The listing below begins with the first line you should copy; stop after the line containing "plt.rcParams['font.family'] = ['Liberation", and drop every picture.

========================================

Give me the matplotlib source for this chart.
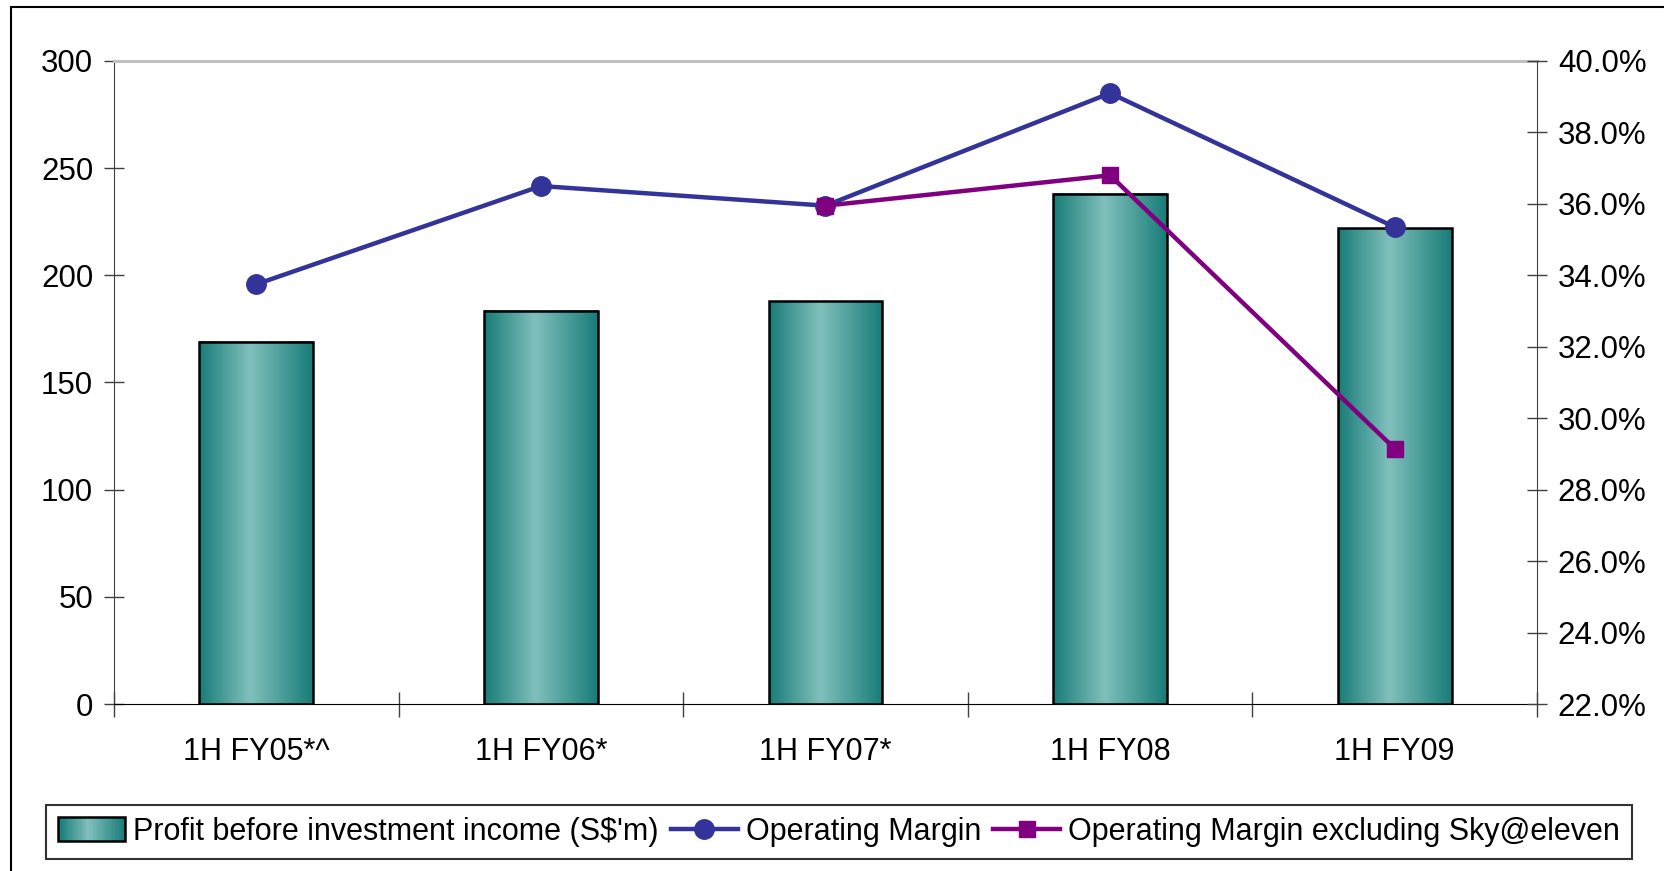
import numpy as np
import matplotlib
matplotlib.use('Agg')
import matplotlib.pyplot as plt
from matplotlib.patches import Rectangle
from matplotlib.legend_handler import HandlerBase
from matplotlib.lines import Line2D

plt.rcParams['font.family'] = ['Liberation Sans', 'DejaVu Sans']

categories = ['1H FY05*^', '1H FY06*', '1H FY07*', '1H FY08', '1H FY09']
profit = [169, 183.5, 188, 238, 222]
op_margin = [33.75, 36.5, 35.95, 39.1, 35.35]
op_margin_ex_sky = [np.nan, np.nan, 35.95, 36.8, 29.15]

bar_labels = ["Profit before investment income (S$'m)",
              'Operating Margin',
              'Operating Margin excluding Sky@eleven']

# horizontal teal gradient for the bars
dark = np.array([0x18, 0x7c, 0x78]) / 255
light = np.array([0x80, 0xc0, 0xbc]) / 255
t = np.linspace(0, 1, 200)
w = np.interp(t, [0, 0.45, 1], [0, 1, 0])
grad = dark[None, :] + (light - dark)[None, :] * w[:, None]
grad_img = grad[None, :, :]


class GradientHandler(HandlerBase):
    def create_artists(self, legend, orig_handle, xdescent, ydescent,
                       width, height, fontsize, trans):
        arts = []
        n = 30
        for i in range(n):
            c = grad[int(i / (n - 1) * (len(grad) - 1))]
            arts.append(Rectangle((-xdescent + i * width / n, -ydescent - 1),
                                  width / n + 0.3, height + 2, facecolor=c,
                                  edgecolor='none', transform=trans))
        arts.append(Rectangle((-xdescent, -ydescent - 1), width, height + 2,
                              facecolor='none', edgecolor='black', lw=1.8,
                              transform=trans))
        return arts


fig = plt.figure(figsize=(16.65, 8.71), dpi=100)
fig.patches.append(Rectangle((11 / 1665, -0.1), 1.2, 1 - 7 / 871 + 0.1,
                             transform=fig.transFigure, fill=False,
                             edgecolor='black', lw=1.5))

ax = fig.add_axes([114 / 1665, 1 - 704 / 871, 1423 / 1665, 643 / 871])
x = np.arange(len(categories))
bw = 0.4
for xi, h in zip(x, profit):
    ax.imshow(grad_img, extent=(xi - bw / 2, xi + bw / 2, 0, h),
              aspect='auto', zorder=1, interpolation='bilinear')
ax.bar(x, profit, width=bw, fill=False, edgecolor='black', lw=1.8, zorder=2)

ax.set_xlim(-0.5, 4.5)
ax.set_ylim(0, 300)
ax.set_yticks(range(0, 301, 50))
ax.set_xticks(x)
ax.set_xticklabels(categories)
ax.set_xticks(np.arange(-0.5, 4.6, 1), minor=True)
ax.tick_params(axis='x', which='major', length=0, pad=24, labelsize=22)
ax.tick_params(axis='x', which='minor', direction='inout', length=18,
               width=1, color='#404040')
ax.tick_params(axis='y', direction='inout', length=14, width=1,
               color='#404040', labelsize=22.5, pad=8)
ax.spines['top'].set_color('#c0c0c0')
ax.spines['top'].set_linewidth(2.2)
ax.spines['left'].set_color('#404040')
ax.spines['right'].set_visible(False)
ax.spines['bottom'].set_color('black')

ax2 = ax.twinx()
ax2.plot(x, op_margin, color='#333399', lw=3.2, marker='o', ms=14,
         zorder=3)
ax2.plot(x, op_margin_ex_sky, color='#800080', lw=3.2, marker='s', ms=11,
         zorder=4)
ax2.set_ylim(22, 40)
ax2.set_yticks(np.arange(22, 40.1, 2))
ax2.set_yticklabels([f'{v:.1f}%' for v in np.arange(22, 40.1, 2)])
ax2.tick_params(axis='y', direction='inout', length=14, width=1,
                color='#404040', labelsize=22.5, pad=8)
ax2.spines['right'].set_color('#404040')
ax2.spines['top'].set_visible(False)
ax2.spines['left'].set_visible(False)
ax2.spines['bottom'].set_visible(False)

handles = [Rectangle((0, 0), 1, 1),
           Line2D([], [], color='#333399', lw=3.2, marker='o', ms=14),
           Line2D([], [], color='#800080', lw=3.2, marker='s', ms=11)]
leg = fig.legend(handles, bar_labels, loc='center',
                 bbox_to_anchor=(839 / 1665, 1 - 832 / 871), ncol=3,
                 fontsize=22, frameon=True, fancybox=False, edgecolor='black',
                 handlelength=2.2, handletextpad=0.25, columnspacing=0.4,
                 borderpad=0.4, handler_map={Rectangle: GradientHandler()})
leg.get_frame().set_linewidth(1.5)

fig.savefig('out.png', dpi=100)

========================================

■ Exercise output
Give me the matplotlib source for this chart.
import numpy as np
import matplotlib
matplotlib.use('Agg')
import matplotlib.pyplot as plt
from matplotlib.patches import Rectangle
from matplotlib.legend_handler import HandlerBase
from matplotlib.lines import Line2D

plt.rcParams['font.family'] = ['Liberation Sans', 'DejaVu Sans']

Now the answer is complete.